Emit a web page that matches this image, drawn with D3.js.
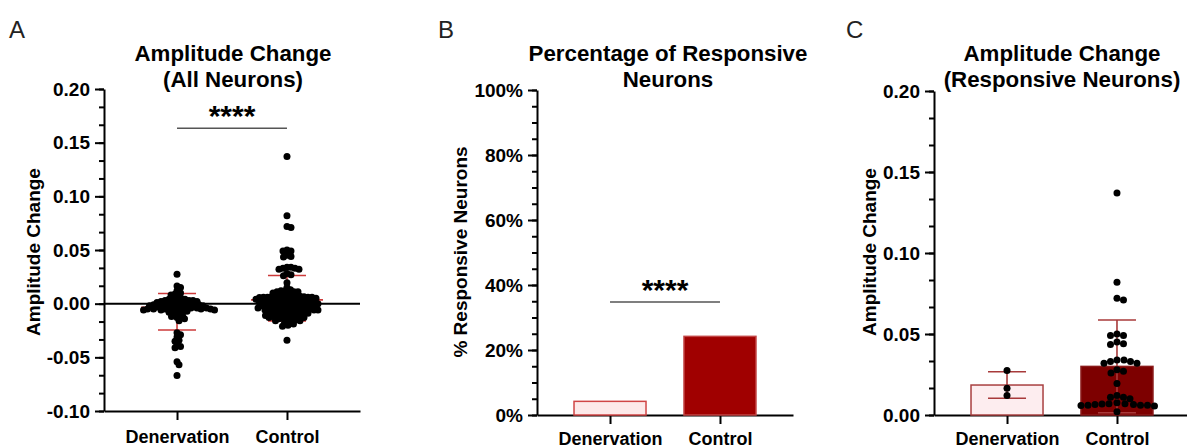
<!DOCTYPE html>
<html>
<head>
<meta charset="utf-8">
<script src="https://cdn.jsdelivr.net/npm/d3@7"></script>
<style>
  body { margin: 0; background: #fff; }
</style>
</head>
<body>
<div id="chart"></div>
<script>
// ---- data ----
const cats = ["Denervation", "Control"];

// panel C: responsive neurons only
const denResp = [0.0275, 0.0165, 0.012];
const ctlResp = [0.137, 0.082, 0.072, 0.071, 0.050, 0.049, 0.049, 0.045, 0.044, 0.0435,
  0.034, 0.034, 0.033, 0.033, 0.032, 0.032, 0.028, 0.027, 0.026, 0.0195,
  0.012, 0.011, 0.011, 0.010, 0.0075, 0.007, 0.007, 0.0068, 0.0065, 0.0065,
  0.006, 0.006, 0.006, 0.0058, 0.0055, 0.002];
const meanResp = [0.0185, 0.030];
const sdResp = [0.0082, 0.0286];

// panel A: the non-responsive neurons (all neurons = responsive + these)
const denOther = [0.015, 0.010, 0.009, 0.008,
  0.006, 0.005, 0.005, 0.004, 0.004, 0.003, 0.003, 0.003, 0.002, 0.002, 0.002, 0.001, 0.001, 0.001,
  0.000, 0.000, 0.000, -0.001, -0.001, -0.001, -0.001, -0.002, -0.002, -0.002, -0.002,
  -0.003, -0.003, -0.003, -0.003, -0.004, -0.004, -0.004, -0.004, -0.005, -0.005, -0.005, -0.005,
  -0.006, -0.006, -0.006, -0.006, -0.007, -0.007, -0.006, -0.005,
  -0.008, -0.009, -0.010, -0.011, -0.012, -0.013, -0.014, -0.016,
  -0.027, -0.029, -0.031, -0.034, -0.035, -0.038, -0.040, -0.041,
  -0.054, -0.057, -0.067];
const ctlOther = [0.015, 0.013, 0.012, 0.011, 0.010, 0.009, 0.008, 0.007,
  0.006, 0.005, 0.005, 0.004, 0.004, 0.004, 0.003, 0.003, 0.003, 0.003,
  0.002, 0.002, 0.002, 0.002, 0.001, 0.001, 0.001, 0.001,
  0.000, 0.000, 0.000, 0.000, -0.001, -0.001, -0.001, -0.001,
  -0.002, -0.002, -0.002, -0.002, -0.003, -0.003, -0.003, -0.003,
  -0.004, -0.004, -0.004, -0.004, -0.005, -0.005, -0.005, -0.005,
  -0.006, -0.006, -0.006, -0.006, -0.007, -0.007, -0.007, -0.008, -0.008, -0.008,
  -0.009, -0.009, -0.009, -0.010, -0.010, -0.010, -0.011, -0.011, -0.011, -0.012, -0.012, -0.012,
  -0.013, -0.013, -0.013, -0.014, -0.014, -0.015, -0.015, -0.016, -0.016, -0.017, -0.018,
  -0.019, -0.020, -0.021, -0.034];
const meanAll = [-0.0035, 0.0035];
const errLoAll = [-0.0245, -0.0160];
const errHiAll = [0.0095, 0.0263];

// panel B
const pctResp = [4.2, 24.2];

// axis ticks
const ticksA = [-0.10, -0.05, 0.00, 0.05, 0.10, 0.15, 0.20];
const ticksB = [0, 20, 40, 60, 80, 100];
const ticksC = [0.00, 0.05, 0.10, 0.15, 0.20];

const font = "'Liberation Sans', Arial, sans-serif";
const svg = d3.select("#chart").append("svg")
  .attr("width", 1187)
  .attr("height", 448)
  .style("font-family", font);

// draws axes, titles and letter for one panel, returns scales
function panel(o) {
  const x = d3.scalePoint().domain(cats).range([o.left, o.left + 256]).padding(0.664);
  const y = d3.scaleLinear().domain(o.domain).range([o.bottom, o.top]);

  // minor ticks first
  svg.append("g")
    .attr("transform", "translate(" + o.left + ",0)")
    .call(d3.axisLeft(y).tickValues(o.minor).tickSize(5).tickFormat(""))
    .call(g => g.select(".domain").remove())
    .selectAll("line").attr("stroke", "#000").attr("stroke-width", 2);

  const ya = svg.append("g")
    .attr("transform", "translate(" + o.left + ",0)")
    .call(d3.axisLeft(y).tickValues(o.ticks).tickSize(9).tickSizeOuter(0).tickPadding(5).tickFormat(o.fmt));
  ya.select(".domain").attr("stroke-width", 2);
  ya.selectAll("line").attr("stroke-width", 2);
  ya.selectAll("text")
    .style("font-family", font).style("font-size", "19px").style("font-weight", "bold").attr("fill", "#000");

  const xa = svg.append("g")
    .attr("transform", "translate(0," + o.bottom + ")")
    .call(d3.axisBottom(x).tickSize(9).tickSizeOuter(0).tickPadding(o.bottom < 413 ? 10 : 8));
  xa.select(".domain").attr("stroke-width", 2);
  xa.selectAll("line").attr("stroke-width", 2);
  xa.selectAll("text")
    .style("font-family", font).style("font-size", "18px").style("font-weight", "bold").attr("fill", "#000");

  // y label
  svg.append("text")
    .attr("transform", "translate(" + o.ylabX + ",252) rotate(-90)")
    .attr("text-anchor", "middle")
    .style("font-size", "19px").style("font-weight", "bold")
    .text(o.ylabel);

  // title, two lines
  o.title.forEach(function(t, i) {
    svg.append("text")
      .attr("x", o.titleX).attr("y", 61 + i * 26)
      .attr("text-anchor", "middle")
      .style("font-size", "22.3px").style("font-weight", "bold")
      .text(t);
  });

  svg.append("text")
    .attr("x", o.letterX).attr("y", 38)
    .style("font-size", "24px").style("fill", "#222")
    .text(o.letter);

  return {x: x, y: y};
}

// simple beeswarm: nudge each point sideways until it clears the ones already placed
function swarm(vals, y, d) {
  const pts = vals.map(v => ({v: v, y: y(v), dx: 0}))
    .sort((a, b) => d3.descending(a.v, b.v));
  const placed = [];
  pts.forEach(p => {
    for (let k = 0; k < 1000; k++) {
      const off = (k % 2 ? 1 : -1) * Math.ceil(k / 2) * 0.5;
      const hit = placed.some(q => {
        const ddx = q.dx - off, ddy = q.y - p.y;
        return ddx * ddx + ddy * ddy < d * d;
      });
      if (!hit) { p.dx = off; break; }
    }
    placed.push(p);
  });
  return pts;
}

function sigBar(s, yv, x0, x1) {
  svg.append("line")
    .attr("x1", x0).attr("x2", x1)
    .attr("y1", s.y(yv)).attr("y2", s.y(yv))
    .attr("stroke", "#555").attr("stroke-width", 1.5);
  svg.append("text")
    .attr("x", (x0 + x1) / 2).attr("y", s.y(yv) - 2)
    .attr("text-anchor", "middle")
    .style("font-size", "30px").style("font-weight", "bold")
    .text("****");
}

// ---------- Panel A ----------
const A = panel({
  left: 104, top: 89, bottom: 411, domain: [-0.1, 0.2],
  ticks: ticksA, minor: d3.range(19).map(i => -0.1 + i * 0.05 / 3),
  fmt: v => v.toFixed(2), ylabel: "Amplitude Change", ylabX: 40,
  title: ["Amplitude Change", "(All Neurons)"], titleX: 233, letter: "A", letterX: 9
});

svg.append("line")
  .attr("x1", 104).attr("x2", 360)
  .attr("y1", A.y(0)).attr("y2", A.y(0))
  .attr("stroke", "#000").attr("stroke-width", 2);

const allGroups = [denResp.concat(denOther), ctlResp.concat(ctlOther)];
const red = "#cc3a3a";
cats.forEach(function(c, i) {
  const cx = A.x(c);
  // mean line + SD
  svg.append("line").attr("x1", cx - 36).attr("x2", cx + 36)
    .attr("y1", A.y(meanAll[i])).attr("y2", A.y(meanAll[i]))
    .attr("stroke", red).attr("stroke-width", 1.6);
  [errLoAll[i], errHiAll[i]].forEach(function(v) {
    svg.append("line").attr("x1", cx - 19).attr("x2", cx + 19)
      .attr("y1", A.y(v)).attr("y2", A.y(v))
      .attr("stroke", red).attr("stroke-width", 1.6);
  });
  svg.append("line").attr("x1", cx).attr("x2", cx)
    .attr("y1", A.y(errLoAll[i])).attr("y2", A.y(errHiAll[i]))
    .attr("stroke", red).attr("stroke-width", 1.6);

  svg.append("g").selectAll("circle")
    .data(swarm(allGroups[i], A.y, 3.7))
    .join("circle")
    .attr("cx", d => cx + d.dx)
    .attr("cy", d => d.y)
    .attr("r", 3.5)
    .attr("fill", "#000");
});

sigBar(A, 0.1635, A.x(cats[0]), A.x(cats[1]));

// ---------- Panel B ----------
const B = panel({
  left: 537, top: 90, bottom: 415, domain: [0, 100],
  ticks: ticksB, minor: d3.range(0, 101, 5),
  fmt: v => v + "%", ylabel: "% Responsive Neurons", ylabX: 467,
  title: ["Percentage of Responsive", "Neurons"], titleX: 668, letter: "B", letterX: 438
});

const fillB = ["#fde9e9", "#a00000"];
const strokeB = ["#d04545", "#c24444"];
svg.append("g").selectAll("rect")
  .data(pctResp)
  .join("rect")
  .attr("x", (d, i) => B.x(cats[i]) - 36)
  .attr("width", 72)
  .attr("y", d => B.y(d))
  .attr("height", d => B.y(0) - B.y(d))
  .attr("fill", (d, i) => fillB[i])
  .attr("stroke", (d, i) => strokeB[i])
  .attr("stroke-width", 1.5);

sigBar(B, 34.8, B.x(cats[0]), B.x(cats[1]));

// ---------- Panel C ----------
const C = panel({
  left: 934, top: 91, bottom: 415, domain: [0, 0.2],
  ticks: ticksC, minor: d3.range(13).map(i => i * 0.05 / 3),
  fmt: v => v.toFixed(2), ylabel: "Amplitude Change", ylabX: 876,
  title: ["Amplitude Change", "(Responsive Neurons)"], titleX: 1062, letter: "C", letterX: 846
});

const fillC = ["#fdedef", "#7d0000"];
const strokeC = ["#a84040", "#8a1a1a"];
const errC = "#a83a3a";
const respGroups = [denResp, ctlResp];
cats.forEach(function(c, i) {
  const cx = C.x(c);
  svg.append("rect")
    .attr("x", cx - 36).attr("width", 72)
    .attr("y", C.y(meanResp[i]))
    .attr("height", C.y(0) - C.y(meanResp[i]))
    .attr("fill", fillC[i]).attr("stroke", strokeC[i]).attr("stroke-width", 1.5);

  const lo = meanResp[i] - sdResp[i], hi = meanResp[i] + sdResp[i];
  svg.append("line").attr("x1", cx).attr("x2", cx)
    .attr("y1", C.y(lo)).attr("y2", C.y(hi))
    .attr("stroke", errC).attr("stroke-width", 1.6);
  [lo, hi].forEach(function(v) {
    svg.append("line").attr("x1", cx - 19).attr("x2", cx + 19)
      .attr("y1", C.y(v)).attr("y2", C.y(v))
      .attr("stroke", errC).attr("stroke-width", 1.6);
  });

  svg.append("g").selectAll("circle")
    .data(swarm(respGroups[i], C.y, 6.6))
    .join("circle")
    .attr("cx", d => cx + d.dx)
    .attr("cy", d => d.y)
    .attr("r", 3.5)
    .attr("fill", "#000");
});
</script>
</body>
</html>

§ Given instruction
Write down every line from the opening of the listing to the line with "const sdResp = [0.0082, 0.0286];", both included, and nothing else; the pictures are omitted.

§ Solution to the problem
Emit a web page that matches this image, drawn with D3.js.
<!DOCTYPE html>
<html>
<head>
<meta charset="utf-8">
<script src="https://cdn.jsdelivr.net/npm/d3@7"></script>
<style>
  body { margin: 0; background: #fff; }
</style>
</head>
<body>
<div id="chart"></div>
<script>
// ---- data ----
const cats = ["Denervation", "Control"];

// panel C: responsive neurons only
const denResp = [0.0275, 0.0165, 0.012];
const ctlResp = [0.137, 0.082, 0.072, 0.071, 0.050, 0.049, 0.049, 0.045, 0.044, 0.0435,
  0.034, 0.034, 0.033, 0.033, 0.032, 0.032, 0.028, 0.027, 0.026, 0.0195,
  0.012, 0.011, 0.011, 0.010, 0.0075, 0.007, 0.007, 0.0068, 0.0065, 0.0065,
  0.006, 0.006, 0.006, 0.0058, 0.0055, 0.002];
const meanResp = [0.0185, 0.030];
const sdResp = [0.0082, 0.0286];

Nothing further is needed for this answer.